The public service wage bill will be sliced by R160.2 billion for national and provincial departments and national public entities, in a move that is sure to upset organised labour.
This proposed reduction would see a consolidated compensation spending lessen by 1% over the medium term. This target can be achieved by a combination of modifications to cost-of-living adjustments, pay progression and other benefits.
The consolidated wage bill is, however, projected to grow by an annual average growth of 3.5% over the medium term.
While government agrees that its employees should be fairly paid, their salary demands should balance the broader needs of society.
Public servant salaries have increased by 40% over the past 12 years. The growth in the wage bill has started to overcrowd spending on capital projects for future growth and items essential to service delivery.
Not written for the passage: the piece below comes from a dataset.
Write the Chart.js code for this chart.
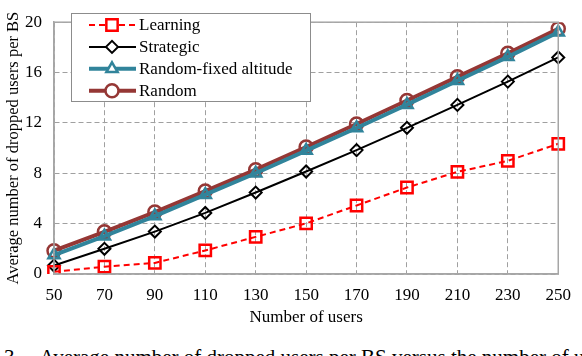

Minister of Public Service and Administration Senzo Mchunu has been tasked with leading interactions with the public sector, labour unions and associations on the proposed reduction.
Deputy finance Minister David Masondo said the wage bill was above inflation and had a huge impact on employing more workers and providing public service. The management of the bill was on the agenda of the Public Service Co-ordinating Bargaining Council.
“They had said [they want] to reject our proposal and to relook at the wage agreement which was agreed upon in 2018. But it is not just workers who make a sacrifice but all of us. We presented measures to cut the cost of public service. We won’t give up and will continuously engage labour movement.”
Finance Minister Tito Mboweni said government aimed to save R37.8 billion in the next financial year by implementing the reduction.